Correlation of Impact Energy from Instrumented Charpy Impact

Abstract

This paper proposes the correlation of absorbed energy with calculated energy using the power spectrum density (PSD) method. The total absorbed energy was obtained using the dial/encoder system may significantly vary depending on the strength and ductility of the material. In addition, according to ASTM E23, over 80% of absorbed energy is inaccurate and approximate. For this reason, we determined the energy collected from the dial/encoder Charpy impact test using the signal processing approach. Strain gauges were connected to the Charpy impact striker and the high frequency data acquisition system in order to capture the dynamic impact strain response. Specimens of an aluminium alloy of 6061-T6 and carbon steel 1050 with different velocities and thicknesses were used in the experiment.

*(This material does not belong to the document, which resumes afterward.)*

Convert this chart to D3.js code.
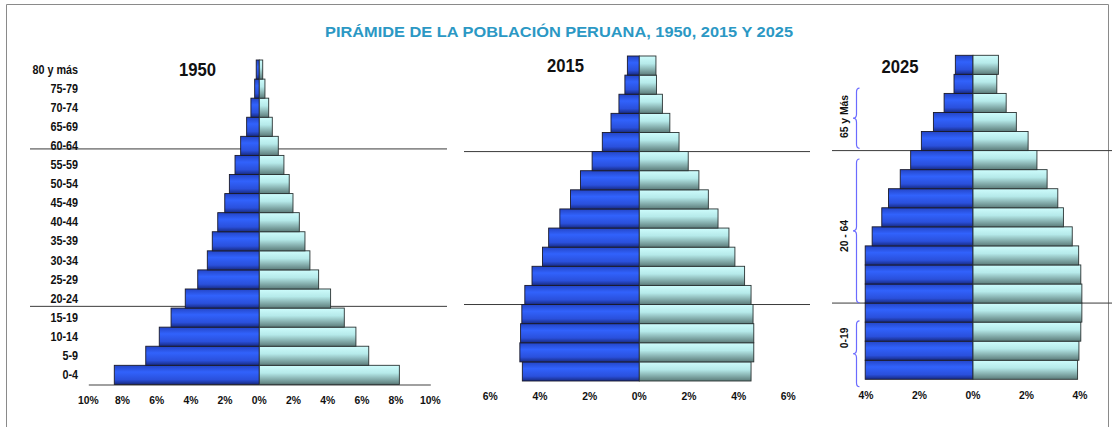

The specimens are prepared based on the ASTM E23. A collection of signal was converted from the time domain to the frequency domain by means of PSD method and the area under its plot was used to calculate strain energy. The comparison between energy absorbed during the experiment with PSD peak and the strain energy were performed using different materials, velocities and thicknesses. The total energy absorbed for both material with the PSD peak and the strain energy using the dial/encoder system can be linked by a power law equation with R2 96% and R2 94 %. Thus, the effects of the strain signal pattern and impact duration with different parameters were correlated with the PSD peak and the strain energy. This correlation using PSD can be used as an alternative for the charpy impact test and solve the problem of inaccurate absorbed energy.